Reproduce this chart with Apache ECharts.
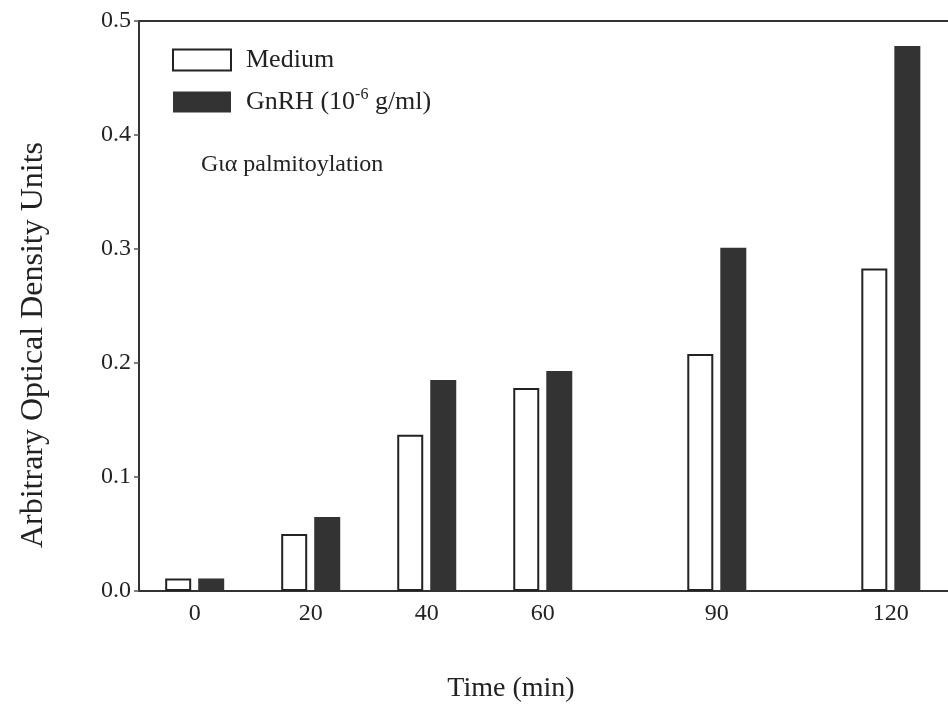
<!DOCTYPE html>
<html>
<head>
<meta charset="utf-8">
<script src="https://cdn.jsdelivr.net/npm/echarts@6/dist/echarts.min.js"></script>
<style>
html,body{margin:0;padding:0;background:#fff;}
#chart{width:948px;height:704px;}
</style>
</head>
<body>
<div id="chart"></div>
<script>
const times = [0, 20, 40, 60, 90, 120];
const mediumValues = [0.011, 0.050, 0.137, 0.178, 0.208, 0.283];
const gnrhValues = [0.011, 0.065, 0.185, 0.193, 0.301, 0.478];
const yTicks = [0, 0.1, 0.2, 0.3, 0.4, 0.5];
const xTitle = 'Time (min)';
const yTitle = 'Arbitrary Optical Density Units';
const panelLabel = 'Gια palmitoylation';

const FONT = 'Liberation Serif';
const ink = '#222';

const chart = echarts.init(document.getElementById('chart'), null, {renderer: 'canvas'});
chart.setOption({
  backgroundColor: '#fff',
  animation: false,
  grid: {
    left: 139, top: 21, width: 811, height: 570,
    show: true, borderColor: '#333', borderWidth: 2,
    outerBoundsMode: 'none', containLabel: false
  },
  legend: {
    orient: 'vertical', left: 172, top: 47, padding: 0,
    itemWidth: 58, itemHeight: 21, itemGap: 14,
    icon: 'rect',
    textStyle: {
      fontFamily: FONT, fontSize: 26, color: ink,
      rich: {
        f: {fontFamily: FONT, fontSize: 26, color: ink, padding: [0, 0, 0, 10]},
        n: {fontFamily: FONT, fontSize: 26, color: ink},
        s: {fontFamily: FONT, fontSize: 16, color: ink, verticalAlign: 'top', padding: [0, 0, 14, 0]}
      }
    },
    formatter: function (name) {
      if (name === 'GnRH') return '{f|GnRH (10}{s|-6}{n| g/ml)}';
      return '{f|' + name + '}';
    },
    data: ['Medium', 'GnRH']
  },
  xAxis: {
    type: 'value', min: -9.6, max: 130.2,
    axisLine: {show: true, onZero: false, lineStyle: {color: '#333', width: 2}},
    axisTick: {show: false},
    splitLine: {show: false},
    axisLabel: {
      customValues: times,
      fontFamily: FONT, fontSize: 24, color: ink, margin: 11
    }
  },
  yAxis: {
    type: 'value', min: yTicks[0], max: yTicks[yTicks.length - 1], interval: 0.1,
    axisLine: {show: true, onZero: false, lineStyle: {color: '#333', width: 2}},
    axisTick: {show: true, inside: false, length: 5, lineStyle: {color: '#555', width: 1.5}},
    splitLine: {show: false},
    axisLabel: {
      fontFamily: FONT, fontSize: 24, color: ink, margin: 8,
      formatter: function (v) { return v.toFixed(1); }
    }
  },
  series: [
    {
      name: 'Medium', type: 'bar',
      barWidth: 26, barGap: '27%',
      itemStyle: {color: '#fff', borderColor: '#222', borderWidth: 2},
      data: times.map((t, i) => [t, mediumValues[i]])
    },
    {
      name: 'GnRH', type: 'bar',
      barWidth: 26, barGap: '27%',
      itemStyle: {color: '#333', borderColor: '#333', borderWidth: 0},
      data: times.map((t, i) => [t, gnrhValues[i]])
    }
  ],
  graphic: [
    {
      type: 'text', left: 201, top: 153,
      style: {text: panelLabel, fontFamily: FONT, fontSize: 24, fill: ink}
    },
    {
      type: 'text', x: 34, y: 345, rotation: Math.PI / 2,
      style: {text: yTitle, fontFamily: FONT, fontSize: 32, fill: ink, align: 'center', verticalAlign: 'middle'}
    },
    {
      type: 'text', x: 511, y: 689,
      style: {text: xTitle, fontFamily: FONT, fontSize: 28, fill: ink, align: 'center', verticalAlign: 'middle'}
    }
  ]
});
</script>
</body>
</html>
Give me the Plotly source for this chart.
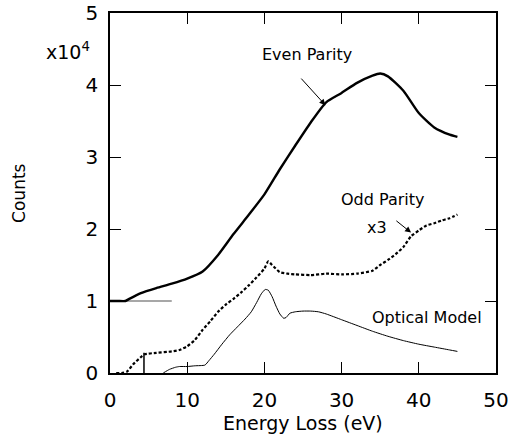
import plotly.graph_objects as go

# Even parity spectrum (x10^4 counts)
even_x = [0, 1.0, 2.0, 2.5, 4, 6, 8, 10, 12, 14, 16, 18, 20, 22, 24, 26, 28, 30, 32, 34, 35, 36, 38, 40, 42, 44, 45]
even_y = [1.0, 1.0, 1.0, 1.03, 1.11, 1.18, 1.24, 1.31, 1.41, 1.64, 1.93, 2.20, 2.48, 2.83, 3.16, 3.48, 3.76, 3.89, 4.03, 4.13, 4.16, 4.12, 3.92, 3.61, 3.41, 3.31, 3.28]

# Odd parity spectrum (x3)
odd_x = [0.8, 1.5, 2.2, 3, 4, 4.5, 6, 8, 9, 10, 11, 12, 13, 14, 15, 16, 17, 18, 19, 20, 20.5, 21, 22, 23, 24, 26, 28, 30, 32, 34, 35, 36, 37, 38, 39, 40, 41, 42, 43, 44, 45]
odd_y = [0.0, 0.0, 0.02, 0.12, 0.22, 0.26, 0.28, 0.30, 0.32, 0.37, 0.46, 0.60, 0.72, 0.85, 0.95, 1.03, 1.12, 1.22, 1.33, 1.45, 1.55, 1.50, 1.40, 1.38, 1.37, 1.36, 1.38, 1.37, 1.38, 1.42, 1.50, 1.57, 1.65, 1.75, 1.90, 1.98, 2.05, 2.08, 2.12, 2.15, 2.20]

# Optical model
opt_x = [6.9, 7.7, 8.5, 9, 10, 11, 12.3, 12.8, 13.5, 14.5, 15.5, 16.5, 17.5, 18.3, 19, 19.6, 20.1, 20.5, 21, 21.5, 22, 22.5, 22.8, 23.3, 24, 25, 26, 27, 28, 30, 32, 34, 36, 38, 40, 42, 44, 45]
opt_y = [0.0, 0.05, 0.08, 0.09, 0.09, 0.10, 0.11, 0.17, 0.26, 0.40, 0.53, 0.64, 0.75, 0.85, 0.98, 1.10, 1.16, 1.15, 1.06, 0.93, 0.82, 0.76, 0.77, 0.83, 0.85, 0.86, 0.86, 0.85, 0.82, 0.74, 0.66, 0.58, 0.51, 0.45, 0.40, 0.36, 0.32, 0.30]

# baseline of even-parity curve and marker line
base_x = [0, 8]
base_y = [1, 1]
spike_x = [4.4, 4.4]
spike_y = [0, 0.28]

x_ticks = [0, 10, 20, 30, 40, 50]
y_ticks = [0, 1, 2, 3, 4, 5]

FONT = "DejaVu Sans, Liberation Sans, sans-serif"

fig = go.Figure()
fig.add_trace(go.Scatter(x=base_x, y=base_y, mode="lines", line=dict(color="#8a8a8a", width=1.5)))
fig.add_trace(go.Scatter(x=even_x, y=even_y, mode="lines",
                         line=dict(color="black", width=2.4, shape="spline", smoothing=0.6)))
fig.add_trace(go.Scatter(x=odd_x, y=odd_y, mode="lines",
                         line=dict(color="black", width=2.2, dash="3px,2px", shape="spline", smoothing=0.5)))
fig.add_trace(go.Scatter(x=spike_x, y=spike_y, mode="lines", line=dict(color="black", width=1.5)))
fig.add_trace(go.Scatter(x=opt_x, y=opt_y, mode="lines",
                         line=dict(color="black", width=1, shape="spline", smoothing=0.5)))

axis_common = dict(
    showgrid=False, zeroline=False, showline=True, linecolor="black", linewidth=1.5,
    mirror="ticks", ticks="inside", ticklen=11, tickwidth=1, tickcolor="black",
    tickfont=dict(family=FONT, size=20, color="black"), automargin=False,
    ticklabeloverflow="allow",
)
fig.update_xaxes(range=[0, 50], tickvals=x_ticks, ticktext=[str(v) for v in x_ticks],
                 ticklabelstandoff=8, **axis_common)
fig.update_yaxes(range=[0, 5], tickvals=y_ticks, ticktext=[str(v) for v in y_ticks],
                 ticklabelstandoff=6, **axis_common)

anns = [
    dict(text="Energy Loss (eV)", xref="paper", yref="paper", x=0.5, y=-0.138, showarrow=False,
         font=dict(size=19), xanchor="center", yanchor="middle"),
    dict(text="Counts", xref="paper", yref="paper", x=-0.236, y=0.5, showarrow=False, textangle=-90,
         font=dict(size=17), xanchor="center", yanchor="middle"),
    dict(text="x10<sup>4</sup>", xref="paper", yref="paper", x=-0.110, y=0.895, showarrow=False,
         font=dict(size=19), xanchor="center", yanchor="middle"),
    dict(text="Even Parity", x=25.5, y=4.42, showarrow=False, font=dict(size=16)),
    dict(text="", x=27.9, y=3.72, ax=24.6, ay=4.11, axref="x", ayref="y", showarrow=True,
         arrowhead=2, arrowsize=1.2, arrowwidth=1, arrowcolor="black"),
    dict(text="Odd Parity", x=35.3, y=2.41, showarrow=False, font=dict(size=16)),
    dict(text="x3", x=34.6, y=2.02, showarrow=False, font=dict(size=16)),
    dict(text="", x=39.0, y=1.95, ax=36.9, ay=2.13, axref="x", ayref="y", showarrow=True,
         arrowhead=2, arrowsize=1.2, arrowwidth=1, arrowcolor="black"),
    dict(text="Optical Model", x=41.1, y=0.77, showarrow=False, font=dict(size=16)),
]
fig.update_layout(
    template="none",
    width=508, height=435,
    margin=dict(l=110, r=12, t=13, b=62),
    plot_bgcolor="white", paper_bgcolor="white",
    showlegend=False,
    font=dict(family=FONT, color="black"),
    annotations=anns,
)
fig.write_html("out.html")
==============================
## Written request
Reproduce only the lines running from the beginning of the entries above to the line holding "const ink = '#222';", inclusive. Pictures stay out of the copy.

## Result
Reproduce this chart with Apache ECharts.
<!DOCTYPE html>
<html>
<head>
<meta charset="utf-8">
<script src="https://cdn.jsdelivr.net/npm/echarts@6/dist/echarts.min.js"></script>
<style>
html,body{margin:0;padding:0;background:#fff;}
#chart{width:948px;height:704px;}
</style>
</head>
<body>
<div id="chart"></div>
<script>
const times = [0, 20, 40, 60, 90, 120];
const mediumValues = [0.011, 0.050, 0.137, 0.178, 0.208, 0.283];
const gnrhValues = [0.011, 0.065, 0.185, 0.193, 0.301, 0.478];
const yTicks = [0, 0.1, 0.2, 0.3, 0.4, 0.5];
const xTitle = 'Time (min)';
const yTitle = 'Arbitrary Optical Density Units';
const panelLabel = 'Gια palmitoylation';

const FONT = 'Liberation Serif';
const ink = '#222';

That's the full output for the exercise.